The admirably suggestive report of the Education Committee of the Harvard Student Council will afford material for helpful discussion, not only at Harvard but in other American universities. It represents the keen observation of a committee of students who are representative of the best undergraduate intelligence and character. The principal recommendation of the committee, that for a division of the Sophomores, Juniors and Seniors into permanent groups for purposes of residence--or, in other words, into "colleges" on the English plan is advanced with some very clear and cogent reasoning. It is of course, based on the present condition of unwieldiness, of dispersion, of separation and hopeless unacquaintance on the part of the great body of students. Harvard, in its present condition, cannot be a unit. It is too large to accomplish one of its main purposes. The plan of the committee of the Student Council is to split the upper class students (the Freshman, by that time, being all required to live in college dormitories) into six residential units, each having its common room and dining hall--the whole purpose being to supply an opportunity for social intercourse and a sort of integration which would go beyond the social pole and hopefully enter that of the intellectual. It is needless to say that this plan would in no wise affect the operation of the present academic system.

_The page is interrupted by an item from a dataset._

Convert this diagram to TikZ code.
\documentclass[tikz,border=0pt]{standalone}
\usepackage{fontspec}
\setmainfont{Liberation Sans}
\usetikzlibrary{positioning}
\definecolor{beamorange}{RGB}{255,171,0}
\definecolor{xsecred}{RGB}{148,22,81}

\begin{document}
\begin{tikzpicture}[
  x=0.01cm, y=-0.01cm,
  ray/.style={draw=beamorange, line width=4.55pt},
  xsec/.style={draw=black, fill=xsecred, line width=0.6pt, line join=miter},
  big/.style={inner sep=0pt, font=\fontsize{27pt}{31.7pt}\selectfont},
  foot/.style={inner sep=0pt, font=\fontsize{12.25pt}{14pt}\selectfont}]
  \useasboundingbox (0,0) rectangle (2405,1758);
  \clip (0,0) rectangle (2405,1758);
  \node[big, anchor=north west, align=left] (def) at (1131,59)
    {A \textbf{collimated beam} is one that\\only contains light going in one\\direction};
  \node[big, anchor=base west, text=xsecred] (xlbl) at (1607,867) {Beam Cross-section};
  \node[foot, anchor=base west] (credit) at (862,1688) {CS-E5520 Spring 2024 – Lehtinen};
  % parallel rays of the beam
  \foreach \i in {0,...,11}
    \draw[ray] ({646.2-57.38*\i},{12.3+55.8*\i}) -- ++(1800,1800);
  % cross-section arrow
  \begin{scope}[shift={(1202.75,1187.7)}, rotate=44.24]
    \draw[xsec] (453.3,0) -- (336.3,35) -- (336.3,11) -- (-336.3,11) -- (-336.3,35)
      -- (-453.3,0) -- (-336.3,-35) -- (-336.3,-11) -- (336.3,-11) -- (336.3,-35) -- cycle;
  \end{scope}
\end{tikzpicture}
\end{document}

Beyond all doubt our great universities have, by their very size, to a great extent lost their grip on their students. Whether or not this plan of subdivision would enable them to regain that hold on the individual student is a question for our great educators to determine. Already there are signs of a drift toward English methods in dealing with the question. The two great English Universities represent more centuries of educational evolution than most of our own have dared to contemplate. Even a generation ago, Harvard University was a compact and easily handled college, a veritable cultural unit, compared with what it is now. The suggestion of the Student Council is at least well worthy of careful study.

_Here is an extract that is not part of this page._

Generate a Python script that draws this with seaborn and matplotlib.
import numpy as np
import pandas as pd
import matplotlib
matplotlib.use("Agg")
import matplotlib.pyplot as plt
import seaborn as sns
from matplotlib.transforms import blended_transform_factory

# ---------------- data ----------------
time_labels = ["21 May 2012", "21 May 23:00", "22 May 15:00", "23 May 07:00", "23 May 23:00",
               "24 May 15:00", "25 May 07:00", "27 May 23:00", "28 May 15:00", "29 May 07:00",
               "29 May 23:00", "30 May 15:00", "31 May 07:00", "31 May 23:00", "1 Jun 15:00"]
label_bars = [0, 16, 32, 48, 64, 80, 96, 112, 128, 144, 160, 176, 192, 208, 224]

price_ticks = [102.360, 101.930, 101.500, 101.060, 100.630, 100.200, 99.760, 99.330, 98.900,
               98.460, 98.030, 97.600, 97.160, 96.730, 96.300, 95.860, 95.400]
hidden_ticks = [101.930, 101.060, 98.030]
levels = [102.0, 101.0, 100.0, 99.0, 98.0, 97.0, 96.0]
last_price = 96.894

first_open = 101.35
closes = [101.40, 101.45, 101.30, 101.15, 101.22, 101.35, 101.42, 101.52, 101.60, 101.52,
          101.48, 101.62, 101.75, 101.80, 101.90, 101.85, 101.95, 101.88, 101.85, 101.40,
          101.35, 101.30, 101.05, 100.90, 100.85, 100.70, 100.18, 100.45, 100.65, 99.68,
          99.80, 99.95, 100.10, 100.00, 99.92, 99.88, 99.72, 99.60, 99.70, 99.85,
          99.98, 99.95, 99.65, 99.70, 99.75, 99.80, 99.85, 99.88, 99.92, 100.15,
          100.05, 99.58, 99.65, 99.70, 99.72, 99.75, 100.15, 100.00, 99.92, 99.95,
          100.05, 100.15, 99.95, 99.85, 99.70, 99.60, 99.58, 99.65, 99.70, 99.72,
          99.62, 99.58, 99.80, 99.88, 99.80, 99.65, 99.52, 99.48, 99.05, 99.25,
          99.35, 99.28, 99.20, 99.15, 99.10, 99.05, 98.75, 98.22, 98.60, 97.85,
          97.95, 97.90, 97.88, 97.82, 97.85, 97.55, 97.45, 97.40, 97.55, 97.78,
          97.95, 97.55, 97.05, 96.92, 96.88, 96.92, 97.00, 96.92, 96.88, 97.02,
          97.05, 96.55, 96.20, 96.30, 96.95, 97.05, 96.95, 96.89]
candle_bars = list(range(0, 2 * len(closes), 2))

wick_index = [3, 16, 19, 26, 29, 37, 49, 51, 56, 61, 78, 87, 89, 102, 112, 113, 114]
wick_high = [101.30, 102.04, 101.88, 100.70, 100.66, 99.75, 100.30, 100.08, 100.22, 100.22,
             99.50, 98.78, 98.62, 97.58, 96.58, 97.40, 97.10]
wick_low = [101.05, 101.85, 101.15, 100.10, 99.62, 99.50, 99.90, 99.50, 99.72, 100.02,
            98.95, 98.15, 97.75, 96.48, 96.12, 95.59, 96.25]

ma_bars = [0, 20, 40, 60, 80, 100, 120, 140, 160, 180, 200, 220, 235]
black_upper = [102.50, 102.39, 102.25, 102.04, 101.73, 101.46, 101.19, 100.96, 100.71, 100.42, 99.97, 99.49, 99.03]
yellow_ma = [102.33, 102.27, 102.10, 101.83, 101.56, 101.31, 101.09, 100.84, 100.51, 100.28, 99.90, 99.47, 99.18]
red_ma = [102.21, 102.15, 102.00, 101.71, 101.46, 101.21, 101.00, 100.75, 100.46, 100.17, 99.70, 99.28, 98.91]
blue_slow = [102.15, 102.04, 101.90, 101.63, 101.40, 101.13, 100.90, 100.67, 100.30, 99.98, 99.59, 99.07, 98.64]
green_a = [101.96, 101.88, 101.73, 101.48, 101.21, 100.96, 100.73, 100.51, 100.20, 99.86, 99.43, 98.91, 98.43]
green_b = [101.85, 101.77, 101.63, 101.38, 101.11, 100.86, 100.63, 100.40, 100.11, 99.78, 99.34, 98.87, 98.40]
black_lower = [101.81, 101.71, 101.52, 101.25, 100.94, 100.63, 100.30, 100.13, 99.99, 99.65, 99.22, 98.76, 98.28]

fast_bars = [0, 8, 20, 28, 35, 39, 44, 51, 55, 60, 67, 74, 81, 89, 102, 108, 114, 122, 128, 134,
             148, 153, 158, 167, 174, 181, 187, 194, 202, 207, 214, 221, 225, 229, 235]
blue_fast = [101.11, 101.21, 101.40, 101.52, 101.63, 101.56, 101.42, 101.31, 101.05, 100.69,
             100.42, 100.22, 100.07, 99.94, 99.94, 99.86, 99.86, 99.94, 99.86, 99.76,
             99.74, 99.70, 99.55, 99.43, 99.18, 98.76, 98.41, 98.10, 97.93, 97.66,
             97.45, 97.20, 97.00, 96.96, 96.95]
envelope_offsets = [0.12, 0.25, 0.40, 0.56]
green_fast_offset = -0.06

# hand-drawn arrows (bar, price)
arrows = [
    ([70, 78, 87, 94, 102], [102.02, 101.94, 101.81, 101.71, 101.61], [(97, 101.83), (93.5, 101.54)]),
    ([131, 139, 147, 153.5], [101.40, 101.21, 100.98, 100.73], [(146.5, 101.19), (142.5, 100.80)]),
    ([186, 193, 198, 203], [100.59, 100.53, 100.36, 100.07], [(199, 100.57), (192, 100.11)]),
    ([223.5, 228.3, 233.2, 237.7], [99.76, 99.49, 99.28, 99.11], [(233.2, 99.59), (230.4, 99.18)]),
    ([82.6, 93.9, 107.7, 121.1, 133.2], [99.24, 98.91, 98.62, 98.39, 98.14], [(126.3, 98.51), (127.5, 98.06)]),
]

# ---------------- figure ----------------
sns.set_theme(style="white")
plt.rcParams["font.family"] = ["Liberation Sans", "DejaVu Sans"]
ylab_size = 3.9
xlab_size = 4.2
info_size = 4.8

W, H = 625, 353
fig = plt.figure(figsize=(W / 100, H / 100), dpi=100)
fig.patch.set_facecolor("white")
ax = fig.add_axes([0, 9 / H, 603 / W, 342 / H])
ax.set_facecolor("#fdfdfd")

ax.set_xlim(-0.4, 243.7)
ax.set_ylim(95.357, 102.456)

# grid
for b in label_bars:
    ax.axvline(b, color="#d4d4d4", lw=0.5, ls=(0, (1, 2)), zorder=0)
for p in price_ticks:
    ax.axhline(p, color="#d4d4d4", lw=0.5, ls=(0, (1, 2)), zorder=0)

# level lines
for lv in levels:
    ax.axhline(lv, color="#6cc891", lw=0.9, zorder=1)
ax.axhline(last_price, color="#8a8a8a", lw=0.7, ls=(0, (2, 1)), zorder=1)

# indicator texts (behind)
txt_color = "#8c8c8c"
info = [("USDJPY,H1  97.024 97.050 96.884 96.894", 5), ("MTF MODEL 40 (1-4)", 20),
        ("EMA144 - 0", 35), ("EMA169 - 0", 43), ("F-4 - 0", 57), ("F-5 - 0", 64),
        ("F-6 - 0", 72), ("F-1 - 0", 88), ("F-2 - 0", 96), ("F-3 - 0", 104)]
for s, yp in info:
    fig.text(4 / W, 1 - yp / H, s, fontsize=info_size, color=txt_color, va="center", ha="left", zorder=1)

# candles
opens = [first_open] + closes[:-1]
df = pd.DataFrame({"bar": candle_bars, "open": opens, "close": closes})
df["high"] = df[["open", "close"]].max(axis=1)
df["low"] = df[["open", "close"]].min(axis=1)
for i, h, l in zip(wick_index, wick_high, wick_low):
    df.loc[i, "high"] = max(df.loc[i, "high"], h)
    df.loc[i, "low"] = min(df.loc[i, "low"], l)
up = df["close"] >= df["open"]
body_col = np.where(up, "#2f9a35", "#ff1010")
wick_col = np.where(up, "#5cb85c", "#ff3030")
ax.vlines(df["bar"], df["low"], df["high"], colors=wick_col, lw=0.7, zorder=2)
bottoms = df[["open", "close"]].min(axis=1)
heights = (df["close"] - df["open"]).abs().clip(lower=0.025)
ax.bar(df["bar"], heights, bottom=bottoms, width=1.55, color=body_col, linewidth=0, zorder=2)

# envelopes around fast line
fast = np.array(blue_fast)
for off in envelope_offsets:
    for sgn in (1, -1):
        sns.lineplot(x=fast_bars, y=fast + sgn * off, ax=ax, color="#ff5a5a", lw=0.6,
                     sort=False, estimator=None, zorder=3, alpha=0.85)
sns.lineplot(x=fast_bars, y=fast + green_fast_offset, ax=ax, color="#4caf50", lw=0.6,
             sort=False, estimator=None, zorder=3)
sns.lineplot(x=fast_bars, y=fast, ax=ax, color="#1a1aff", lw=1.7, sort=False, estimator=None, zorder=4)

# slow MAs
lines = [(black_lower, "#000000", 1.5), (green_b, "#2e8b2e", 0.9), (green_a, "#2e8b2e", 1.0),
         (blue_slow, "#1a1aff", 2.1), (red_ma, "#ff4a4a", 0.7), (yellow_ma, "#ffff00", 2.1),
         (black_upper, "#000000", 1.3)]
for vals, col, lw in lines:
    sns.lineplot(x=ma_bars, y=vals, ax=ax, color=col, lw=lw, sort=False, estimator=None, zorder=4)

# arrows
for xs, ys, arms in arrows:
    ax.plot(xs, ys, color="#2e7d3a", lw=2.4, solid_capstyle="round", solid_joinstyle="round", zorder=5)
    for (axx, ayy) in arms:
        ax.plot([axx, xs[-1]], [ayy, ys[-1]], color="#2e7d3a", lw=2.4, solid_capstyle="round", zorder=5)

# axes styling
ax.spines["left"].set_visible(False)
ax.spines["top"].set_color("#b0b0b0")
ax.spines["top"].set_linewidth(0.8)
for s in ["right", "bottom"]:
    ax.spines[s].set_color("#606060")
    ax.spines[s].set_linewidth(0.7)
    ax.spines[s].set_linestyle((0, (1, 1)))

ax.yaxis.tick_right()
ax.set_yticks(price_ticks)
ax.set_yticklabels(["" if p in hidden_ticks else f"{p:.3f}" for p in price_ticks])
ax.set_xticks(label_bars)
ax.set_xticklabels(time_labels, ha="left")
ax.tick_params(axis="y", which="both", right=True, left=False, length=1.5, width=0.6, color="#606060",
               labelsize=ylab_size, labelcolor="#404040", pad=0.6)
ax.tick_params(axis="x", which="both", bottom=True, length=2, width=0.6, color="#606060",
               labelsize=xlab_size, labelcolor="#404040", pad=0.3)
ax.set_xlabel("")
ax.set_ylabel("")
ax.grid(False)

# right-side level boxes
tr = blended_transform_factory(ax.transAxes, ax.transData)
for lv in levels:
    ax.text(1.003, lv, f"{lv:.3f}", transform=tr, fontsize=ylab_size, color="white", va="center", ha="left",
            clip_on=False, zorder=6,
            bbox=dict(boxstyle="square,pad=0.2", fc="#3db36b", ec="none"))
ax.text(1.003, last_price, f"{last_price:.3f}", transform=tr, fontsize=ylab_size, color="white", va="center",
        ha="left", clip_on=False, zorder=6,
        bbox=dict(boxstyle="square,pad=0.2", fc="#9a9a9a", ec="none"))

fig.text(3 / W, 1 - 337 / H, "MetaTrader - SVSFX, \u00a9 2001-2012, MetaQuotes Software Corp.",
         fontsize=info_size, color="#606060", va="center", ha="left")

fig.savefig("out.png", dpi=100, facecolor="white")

Equally suggestive is the recommendation of the committee of the Council in the matter of instruction in philosophy. It is proposed that the philosophy course shall quite directly envisage the "current conflict between religion and science" not, apparently, in a matter which assumes to settle the question ex-cathedra, but in a way to present the vital elements of the subject. The report says: "The course should present the philosophy of Plato, that of Aristotle, of the Stoics, of Kant, of one of the Moderns, say Bergson, and possibly one or two others." Though the committee does not say so, in presenting this demand it is echoing the ideas of Professor William James, who with his philosophy is surely to be included in the "one or two others." No philosopher of modern times was more keenly aware than he of the "internal nature" which philosophy must recognize and study. The recommendation is significant of the demand which our serious youth are making to come closer to the fountain head of life. It reflects the conclusion of the younger generation, that physical science cannot be everything. --Boston Transcript, April 6.